Bread Pudding to the rescue! Now, I haven't
made bread pudding for years in fact I can't remember the last time I
did make it. So I cruised the net for recipes. As you can image there
were hundreds to choose from, but not quite did it for me. I liked parts
of various ones, but none of them put everything together.

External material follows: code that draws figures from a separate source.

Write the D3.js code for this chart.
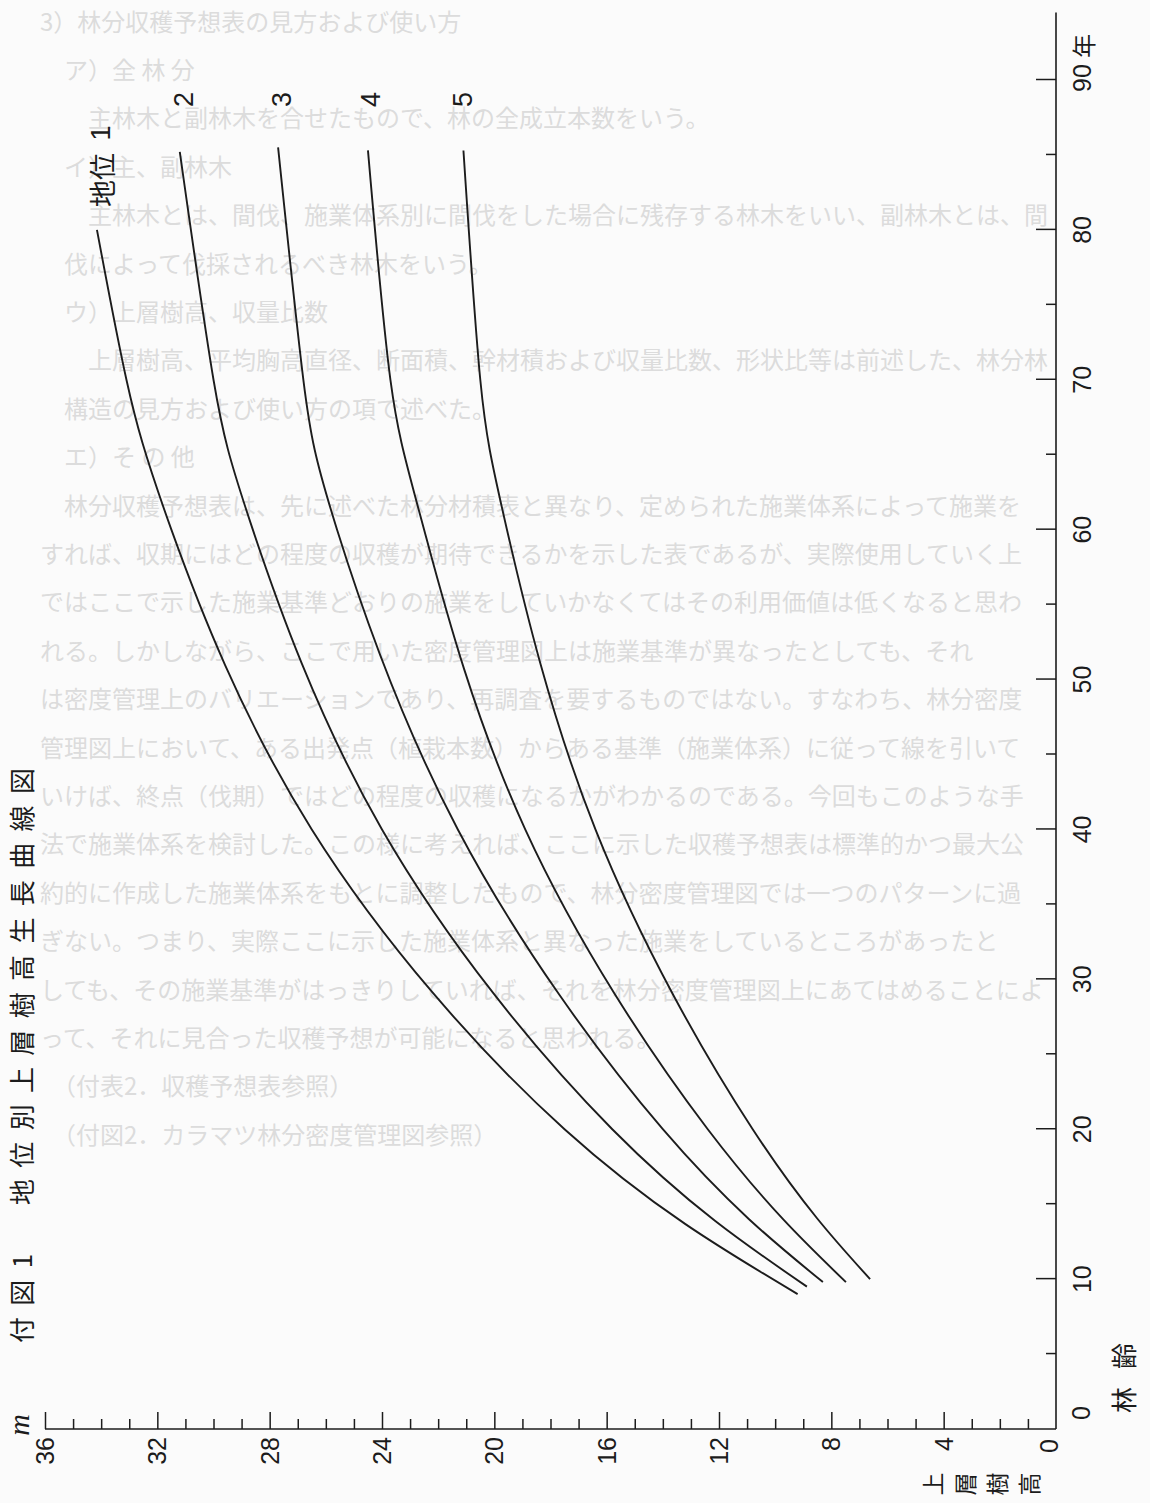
<!DOCTYPE html>
<html>
<head>
<meta charset="utf-8">
<script src="https://cdn.jsdelivr.net/npm/d3@7"></script>
<style>
  body { margin: 0; background: #fbfbfb; }
  svg { display: block; }
</style>
</head>
<body>
<svg id="chart" width="1150" height="1503"></svg>
<script>
// growth curves per site class (age in years, upper-layer height in m)
var siteLabels = ['地位', '2', '3', '4', '5'];
var site1Age = [9, 20, 40, 60, 70, 80];
var site1Height = [9.2, 17.5, 26.5, 31.5, 33.1, 34.15];
var site2Age = [9.5, 20, 40, 60, 70, 85.2];
var site2Height = [8.87, 15.8, 24.0, 28.6, 30.0, 31.2];
var site3Age = [9.8, 20, 40, 60, 70, 85.5];
var site3Height = [8.3, 14.0, 21.3, 25.6, 26.8, 27.7];
var site4Age = [9.8, 20, 40, 60, 70, 85.3];
var site4Height = [7.48, 12.4, 18.9, 22.5, 23.7, 24.5];
var site5Age = [10, 20, 40, 60, 70, 85.3];
var site5Height = [6.62, 10.8, 16.4, 19.55, 20.5, 21.1];

var ageMajor = [10, 20, 30, 40, 50, 60, 70, 80, 90];
var ageMinor = [5, 15, 25, 35, 45, 55, 65, 75, 85];
var heightMajor = [4, 8, 12, 16, 20, 24, 28, 32, 36];
var heightMinor = [1, 2, 3, 5, 6, 7, 9, 10, 11, 13, 14, 15, 17, 18, 19, 21, 22, 23, 25, 26, 27, 29, 30, 31, 33, 34, 35];

var title = '付図1　地位別上層樹高生長曲線図';
var heightTitle = ['上', '層', '樹', '高'];
var ageTitle = ['林', '齢'];

// text from the reverse of the sheet, showing through the paper
var backText = [
  '3）林分収穫予想表の見方および使い方',
  '　ア）全 林 分',
  '　　主林木と副林木を合せたもので、林の全成立本数をいう。',
  '　イ）主、副林木',
  '　　主林木とは、間伐、施業体系別に間伐をした場合に残存する林木をいい、副林木とは、間',
  '　伐によって伐採されるべき林木をいう。',
  '　ウ）上層樹高、収量比数',
  '　　上層樹高、平均胸高直径、断面積、幹材積および収量比数、形状比等は前述した、林分林',
  '　構造の見方および使い方の項で述べた。',
  '　エ）そ の 他',
  '　林分収穫予想表は、先に述べた林分材積表と異なり、定められた施業体系によって施業を',
  'すれば、収期にはどの程度の収穫が期待できるかを示した表であるが、実際使用していく上',
  'ではここで示した施業基準どおりの施業をしていかなくてはその利用価値は低くなると思わ',
  'れる。しかしながら、ここで用いた密度管理図上は施業基準が異なったとしても、それ',
  'は密度管理上のバリエーションであり、再調査を要するものではない。すなわち、林分密度',
  '管理図上において、ある出発点（植栽本数）からある基準（施業体系）に従って線を引いて',
  'いけば、終点（伐期）ではどの程度の収穫になるかがわかるのである。今回もこのような手',
  '法で施業体系を検討した。この様に考えれば、ここに示した収穫予想表は標準的かつ最大公',
  '約的に作成した施業体系をもとに調整したもので、林分密度管理図では一つのパターンに過',
  'ぎない。つまり、実際ここに示した施業体系と異なった施業をしているところがあったと',
  'しても、その施業基準がはっきりしていれば、それを林分密度管理図上にあてはめることによ',
  'って、それに見合った収穫予想が可能になると思われる。',
  '　（付表2．収穫予想表参照）',
  '　（付図2．カラマツ林分密度管理図参照）'
];

var W = 1150, H = 1503;
var jp = '"Noto Sans CJK JP", "Noto Sans", sans-serif';
var num = '"Liberation Sans Narrow", "Liberation Sans", sans-serif';
var ink = '#1c1c1c';

var svg = d3.select('#chart');
svg.append('rect').attr('width', W).attr('height', H).attr('fill', '#fbfbfb');

// faint show-through, horizontal on the scan
svg.append('g')
  .selectAll('text')
  .data(backText)
  .join('text')
  .attr('x', 40)
  .attr('y', function(d, i) { return 20 + i * 48.4; })
  .attr('dominant-baseline', 'central')
  .style('font-family', jp)
  .style('font-size', '24px')
  .style('fill', '#dcdcdc')
  .text(function(d) { return d; });

// the figure itself is printed turned a quarter turn, so draw it upright and rotate
var page = svg.append('g').attr('transform', 'translate(0,' + H + ') rotate(-90)');

var x = d3.scaleLinear().domain([0, 90]).range([74, 1423]);
var y = d3.scaleLinear().domain([0, 36]).range([1056, 45]);

// age axis (bottom of the upright figure)
var ageAxis = page.append('g').attr('transform', 'translate(0,' + y(0) + ')');
ageAxis.append('g').call(d3.axisBottom(x).tickValues(ageMinor).tickSize(-10).tickFormat(''));
ageAxis.append('g').call(d3.axisBottom(x).tickValues(ageMajor).tickSize(-20).tickFormat(''));
ageAxis.selectAll('.domain').remove();
ageAxis.append('line')
  .attr('x1', x(0)).attr('x2', x(94.5))
  .attr('stroke', ink).attr('stroke-width', 1.6);
ageAxis.selectAll('.tick line').attr('stroke', ink).attr('stroke-width', 1.5);

page.append('g')
  .selectAll('text')
  .data(ageMajor)
  .join('text')
  .attr('x', function(d) { return x(d) + (d === 90 ? 2 : 0); })
  .attr('y', 1082)
  .attr('text-anchor', 'middle')
  .attr('dominant-baseline', 'central')
  .style('font-family', num).style('font-size', '25px').style('fill', ink)
  .text(function(d) { return d; });
page.append('text')
  .attr('x', x(0) + 16).attr('y', 1081)
  .attr('text-anchor', 'middle').attr('dominant-baseline', 'central')
  .style('font-family', num).style('font-size', '25px').style('fill', ink)
  .text('0');
page.append('text')
  .attr('x', x(90) + 34).attr('y', 1082)
  .attr('text-anchor', 'middle').attr('dominant-baseline', 'central')
  .style('font-family', jp).style('font-size', '24px').style('fill', ink)
  .text('年');
page.append('g')
  .selectAll('text')
  .data(ageTitle)
  .join('text')
  .attr('x', function(d, i) { return 103 + i * 44; })
  .attr('y', 1122)
  .attr('text-anchor', 'middle').attr('dominant-baseline', 'central')
  .style('font-family', jp).style('font-size', '26px').style('fill', ink)
  .text(function(d) { return d; });

// height axis (left of the upright figure)
var heightAxis = page.append('g').attr('transform', 'translate(' + x(0) + ',0)');
heightAxis.append('g').call(d3.axisLeft(y).tickValues(heightMinor).tickSize(-10).tickFormat(''));
heightAxis.append('g').call(d3.axisLeft(y).tickValues(heightMajor).tickSize(-17).tickFormat(''));
heightAxis.selectAll('.domain').remove();
heightAxis.append('line')
  .attr('y1', y(0)).attr('y2', y(36))
  .attr('stroke', ink).attr('stroke-width', 1.6);
heightAxis.selectAll('.tick line').attr('stroke', ink).attr('stroke-width', 1.5);

page.append('g')
  .selectAll('text')
  .data(heightMajor)
  .join('text')
  .attr('x', x(0) - 8)
  .attr('y', function(d) { return y(d); })
  .attr('text-anchor', 'end').attr('dominant-baseline', 'central')
  .style('font-family', num).style('font-size', '25px').style('fill', ink)
  .text(function(d) { return d; });
page.append('text')
  .attr('x', x(0) - 10).attr('y', y(0) - 7)
  .attr('text-anchor', 'end').attr('dominant-baseline', 'central')
  .style('font-family', num).style('font-size', '25px').style('fill', ink)
  .text('0');
page.append('text')
  .attr('x', x(0) + 4).attr('y', 29)
  .attr('text-anchor', 'middle')
  .style('font-family', '"Liberation Serif", serif').style('font-style', 'italic')
  .style('font-size', '30px').style('fill', ink)
  .text('m');
page.append('g')
  .selectAll('text')
  .data(heightTitle)
  .join('text')
  .attr('x', 19)
  .attr('y', function(d, i) { return 932 + i * 32; })
  .attr('text-anchor', 'middle').attr('dominant-baseline', 'central')
  .style('font-family', jp).style('font-size', '23px').style('fill', ink)
  .text(function(d) { return d; });

// title along the top
page.append('text')
  .attr('x', 160).attr('y', 20)
  .attr('dominant-baseline', 'central')
  .attr('textLength', 575).attr('lengthAdjust', 'spacing')
  .style('font-family', jp).style('font-size', '26px').style('fill', ink)
  .text(title);

// curves
var siteSeries = [
  d3.zip(site1Age, site1Height),
  d3.zip(site2Age, site2Height),
  d3.zip(site3Age, site3Height),
  d3.zip(site4Age, site4Height),
  d3.zip(site5Age, site5Height)
];
var line = d3.line()
  .x(function(d) { return x(d[0]); })
  .y(function(d) { return y(d[1]); })
  .curve(d3.curveNatural);

page.append('g')
  .selectAll('path')
  .data(siteSeries)
  .join('path')
  .attr('d', line)
  .attr('fill', 'none')
  .attr('stroke', ink)
  .attr('stroke-width', 1.9);

// curve labels
page.append('g')
  .selectAll('text')
  .data(siteLabels)
  .join('text')
  .attr('x', function(d, i) { return i === 0 ? 1296 : x(88.7); })
  .attr('y', function(d, i) { return [101, 184, 282, 371, 463][i]; })
  .attr('text-anchor', function(d, i) { return i === 0 ? 'start' : 'middle'; })
  .attr('dominant-baseline', 'central')
  .style('font-family', function(d, i) { return i === 0 ? jp : num; })
  .style('font-size', '27px')
  .style('fill', ink)
  .text(function(d) { return d; });
page.append('text')
  .attr('x', 1370).attr('y', 101)
  .attr('text-anchor', 'middle').attr('dominant-baseline', 'central')
  .style('font-family', num).style('font-size', '27px').style('fill', ink)
  .text('1');
</script>
</body>
</html>
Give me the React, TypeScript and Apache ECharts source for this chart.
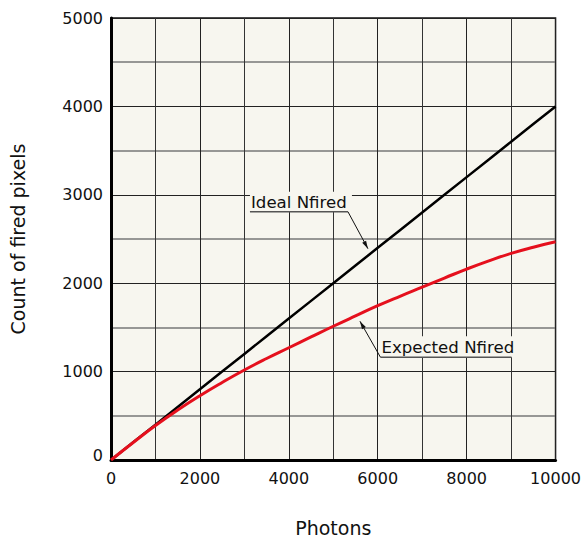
import React, { useEffect, useRef } from "react";
import * as echarts from "echarts";

const photons = [0, 500, 1000, 1500, 2000, 2500, 3000, 3500, 4000, 4500, 5000, 5500, 6000, 6500, 7000, 7500, 8000, 8500, 9000, 9500, 10000];
const idealNfired = [0, 200, 400, 600, 800, 1000, 1200, 1400, 1600, 1800, 2000, 2200, 2400, 2600, 2800, 3000, 3200, 3400, 3600, 3800, 4000];
const expectedNfired = [0, 198, 390, 565, 727, 877, 1018, 1148, 1270, 1392, 1513, 1630, 1745, 1852, 1955, 2058, 2160, 2253, 2337, 2407, 2468];

const idealLabel = "Ideal Nfired";
const expectedLabel = "Expected Nfired";
const idealArrowTip = [5780, 2390];
const expectedArrowTip = [5600, 1570];

const FONT = "DejaVu Sans, Verdana, sans-serif";
const BG = "#f7f6ef";

function arrowHead(tip: number[], from: number[]) {
  const dx = tip[0] - from[0];
  const dy = tip[1] - from[1];
  const len = Math.sqrt(dx * dx + dy * dy) || 1;
  const ux = dx / len, uy = dy / len;
  const L = 8, W = 2.2;
  const bx = tip[0] - ux * L, by = tip[1] - uy * L;
  return [tip, [bx - uy * W, by + ux * W], [bx + uy * W, by - ux * W]];
}

export default function App() {
  const ref = useRef<HTMLDivElement>(null);
  useEffect(() => {
    if (!ref.current) return;
    const chart = echarts.init(ref.current, undefined, { renderer: "svg" });
    chart.setOption({
      animation: false,
      backgroundColor: "#ffffff",
      grid: {
        left: 111, right: 28, top: 18, bottom: 79,
        show: true, backgroundColor: BG, borderColor: "#111", borderWidth: 1.5,
      },
      xAxis: {
        type: "value", min: 0, max: 10000, interval: 2000,
        name: "Photons", nameLocation: "middle", nameGap: 58,
        nameTextStyle: { fontFamily: FONT, fontSize: 19, color: "#111" },
        axisLine: { show: true, onZero: false, lineStyle: { color: "#000", width: 3 } },
        axisTick: { show: false },
        axisLabel: { fontFamily: FONT, fontSize: 16, color: "#111", margin: 10, formatter: (v: number) => String(v) },
        splitLine: { show: true, lineStyle: { color: "#222", width: 1 } },
        minorTick: { show: false, splitNumber: 2 },
        minorSplitLine: { show: true, lineStyle: { color: "#333", width: 1 } },
      },
      yAxis: {
        type: "value", min: 0, max: 5000, interval: 1000,
        name: "Count of fired pixels", nameLocation: "middle", nameGap: 84,
        nameTextStyle: { fontFamily: FONT, fontSize: 19, color: "#111" },
        axisLine: { show: true, onZero: false, lineStyle: { color: "#000", width: 3 } },
        axisTick: { show: false },
        axisLabel: {
          fontFamily: FONT, fontSize: 16, color: "#111", margin: 8,
          formatter: (v: number) => (v === 0 ? "{z|0}" : String(v)),
          rich: { z: { fontFamily: FONT, fontSize: 16, color: "#111", padding: [0, 0, 10, 0] } },
        },
        splitLine: { show: true, lineStyle: { color: "#222", width: 1 } },
        minorTick: { show: false, splitNumber: 2 },
        minorSplitLine: { show: true, lineStyle: { color: "#777", width: 1.5 } },
      },
      series: [
        {
          name: idealLabel, type: "line", symbol: "none", z: 3,
          data: photons.map((p, i) => [p, idealNfired[i]]),
          lineStyle: { color: "#000", width: 2.5 },
        },
        {
          name: expectedLabel, type: "line", symbol: "none", smooth: 0.5, z: 4,
          data: photons.map((p, i) => [p, expectedNfired[i]]),
          lineStyle: { color: "#e5101d", width: 3 },
        },
      ],
    });

    const tA = chart.convertToPixel({ gridIndex: 0 }, idealArrowTip) as number[];
    const tB = chart.convertToPixel({ gridIndex: 0 }, expectedArrowTip) as number[];
    const wA = 98, wB = 131;
    const uA = [tA[0] - 20, tA[1] - 37];
    const uB = [tB[0] + 20.5, tB[1] + 36];
    const labelFont = `16.6px ${FONT}`;

    const elems: any[] = [];
    elems.push({ type: "rect", z: 10, shape: { x: uA[0] - wA, y: uA[1] - 20, width: wA + 4, height: 20 }, style: { fill: BG } });
    elems.push({ type: "text", z: 11, x: uA[0] - wA + 1, y: uA[1] - 9, style: { text: idealLabel, font: labelFont, fill: "#111", verticalAlign: "middle", textAlign: "left" } });
    elems.push({ type: "line", z: 11, shape: { x1: uA[0] - wA, y1: uA[1], x2: uA[0], y2: uA[1] }, style: { stroke: "#555", lineWidth: 1.5 } });
    elems.push({ type: "line", z: 11, shape: { x1: uA[0], y1: uA[1], x2: tA[0], y2: tA[1] }, style: { stroke: "#111", lineWidth: 1 } });
    elems.push({ type: "polygon", z: 11, shape: { points: arrowHead(tA, uA) }, style: { fill: "#111" } });
    elems.push({ type: "rect", z: 10, shape: { x: uB[0], y: uB[1] - 21, width: wB + 2, height: 21 }, style: { fill: BG } });
    elems.push({ type: "text", z: 11, x: uB[0] + 1, y: uB[1] - 10, style: { text: expectedLabel, font: labelFont, fill: "#111", verticalAlign: "middle", textAlign: "left" } });
    elems.push({ type: "line", z: 11, shape: { x1: uB[0], y1: uB[1], x2: uB[0] + wB, y2: uB[1] }, style: { stroke: "#555", lineWidth: 1.5 } });
    elems.push({ type: "line", z: 11, shape: { x1: uB[0], y1: uB[1], x2: tB[0], y2: tB[1] }, style: { stroke: "#111", lineWidth: 1 } });
    elems.push({ type: "polygon", z: 11, shape: { points: arrowHead(tB, uB) }, style: { fill: "#111" } });

    chart.setOption({ graphic: { elements: elems } });
    return () => chart.dispose();
  }, []);
  return <div ref={ref} style={{ position: "fixed", left: 0, top: 0, width: 584, height: 542 }} />;
}
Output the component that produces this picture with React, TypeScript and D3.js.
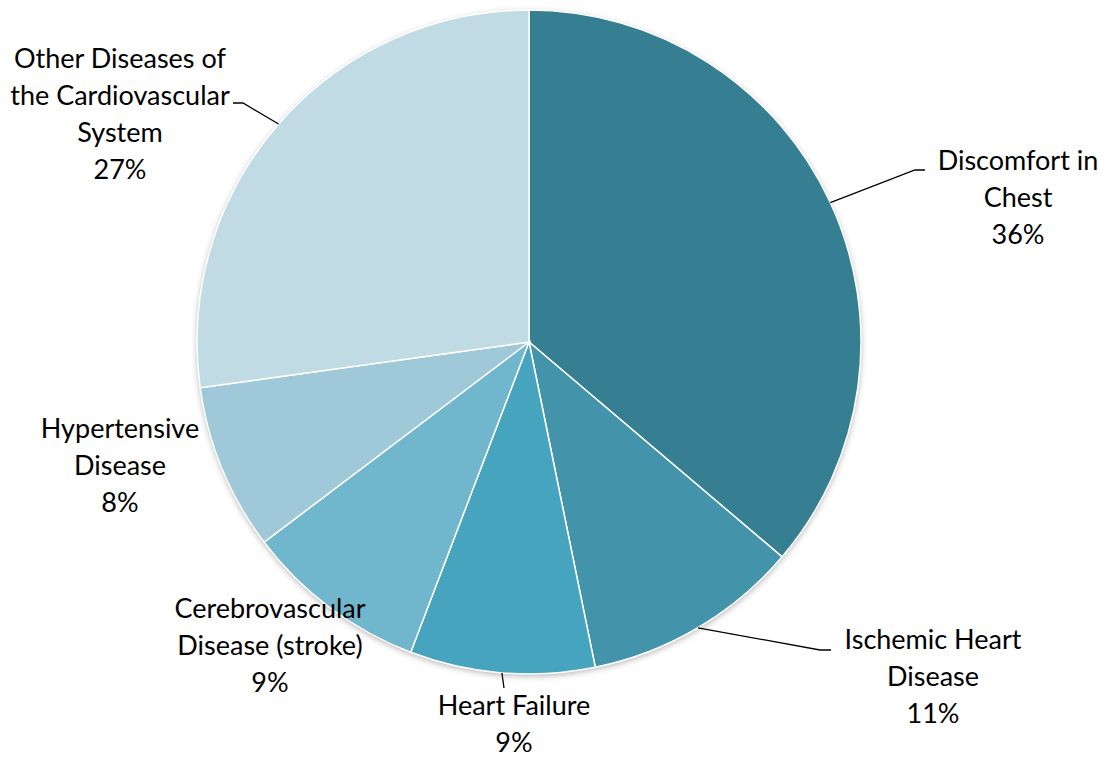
import React from "react";
import * as d3 from "d3";

const categories = [
  "Discomfort in Chest",
  "Ischemic Heart Disease",
  "Heart Failure",
  "Cerebrovascular Disease (stroke)",
  "Hypertensive Disease",
  "Other Diseases of the Cardiovascular System",
];
const values = [36.2, 10.6, 9.0, 8.9, 8.1, 27.2];
const labelLines = [
  ["Discomfort in", "Chest"],
  ["Ischemic Heart", "Disease"],
  ["Heart Failure"],
  ["Cerebrovascular", "Disease (stroke)"],
  ["Hypertensive", "Disease"],
  ["Other Diseases of", "the Cardiovascular", "System"],
];
const colors = ["#367F92", "#4393AB", "#47A4BE", "#70B6CC", "#9FC8D9", "#C1DBE4"];

// label layout: center x, first line center y, leader elbow points
const labelLayout = [
  { x: 1018, y: 161, leader: [[915, 170], [925, 170]] },
  { x: 933, y: 640, leader: [[820, 650], [831, 650]] },
  { x: 514, y: 706, leader: [[504, 688]] },
  { x: 270, y: 609, leader: null },
  { x: 120, y: 429, leader: null },
  { x: 120, y: 59, leader: [[243, 103], [233, 103]] },
];

const W = 1110;
const H = 758;
const cx = 529;
const cy = 342;
const R = 332;
const lineH = 37;
const total = d3.sum(values);

export default function App() {
  const pie = d3.pie<number>().sort(null).value((d) => d);
  const arcs = pie(values);
  const arcGen = d3.arc<d3.PieArcDatum<number>>().innerRadius(0).outerRadius(R);
  return (
    <svg width={W} height={H} style={{ position: "absolute", left: 0, top: 0 }}>
      <defs>
        <filter id="sh" x="-10%" y="-10%" width="120%" height="120%">
          <feDropShadow dx="0" dy="2" stdDeviation="3" floodColor="#000" floodOpacity="0.3" />
        </filter>
      </defs>
      <g transform={`translate(${cx},${cy})`}>
        <circle r={R} fill="#fff" filter="url(#sh)" />
        {arcs.map((a, i) => (
          <path key={categories[i]} d={arcGen(a) || ""} fill={colors[i]} stroke="#fff" strokeWidth={1.5} />
        ))}
      </g>
      {arcs.map((a, i) => {
        const lay = labelLayout[i];
        if (!lay.leader) return null;
        const mid = (a.startAngle + a.endAngle) / 2;
        const sx = cx + R * Math.sin(mid);
        const sy = cy - R * Math.cos(mid);
        const pts = [[sx, sy], ...lay.leader];
        return (
          <polyline
            key={"l" + i}
            points={pts.map((p) => p.join(",")).join(" ")}
            fill="none"
            stroke="#000"
            strokeWidth={1.3}
          />
        );
      })}
      {labelLines.map((lines, i) => {
        const lay = labelLayout[i];
        const all = [...lines, `${Math.round((values[i] / total) * 100)}%`];
        return (
          <text
            key={"t" + i}
            textAnchor="middle"
            fontFamily="Lato, 'Open Sans', sans-serif"
            fontSize={27}
            fill="#000"
          >
            {all.map((s, j) => (
              <tspan key={j} x={lay.x} y={lay.y + j * lineH} dy="0.35em">
                {s}
              </tspan>
            ))}
          </text>
        );
      })}
    </svg>
  );
}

Thus I decided to make up my own recipe. Here it
is, nothing special but my variation. I was pleased with the way it
turned out and Linda was delighted that here was something she could eat
& enjoy. She had seconds, a good sign.
Here it is:
INGREDIENTS:
- Day old bread. Just about any kind. I used
a combination of white baguette & whole grain from our local baker.
- Whole milk
- Full cream
- a splash of dark rum
- Sugar. Or in this case I used splenda to
save calories. I think dark brown sugar would also be great.
- Ground nutmeg, cinnamon & ginger to taste
- Raisins. As many as you like
METHOD:
- Tear the bread into chunks of roughly one
inch square. Crusts & all. I did about 8 cups loosely packed. Heat
your oven to 190 C.
- Mix the milk & full cream. The ratio of
cream to milk depends upon just how rich you want the pudding to be.
I used about 2/3 milk. Make about half as much of this mixture as
you have of the bread, thus in my case I did 4 cups of milk.
- Add the sugar & spices. Use about half as
much sugar (or splenda) as you have milk. In my case 2 cups.
- Pour the milk mixture over the bread
pieces. The milk should just barely cover the bread, if not add a
bit more milk or push the bread down into the milk with the back of
a spoon.
- Let the mixture sit for 20-30 minutes then
add the raisins. Stir very gently to distribute the raisins.
- Pour the mixture into a shallow casserole
and put the filled casserole onto a baking tray to prevent spills.
- Bake in the 190 C oven for about half an
hour or until the top starts to brown. *You can test by sticking a
knife into the pudding to see if it comes out clean.
- Remove from the oven when done.
You can serve hot, warm or cold. Its equally good the next day & it
freezes well. Ice cream, cream, crème fraiche all make nice topping
sauces.
It truly is delicious and it truly is comforting. I'll make it more
often now that I've rediscovered it.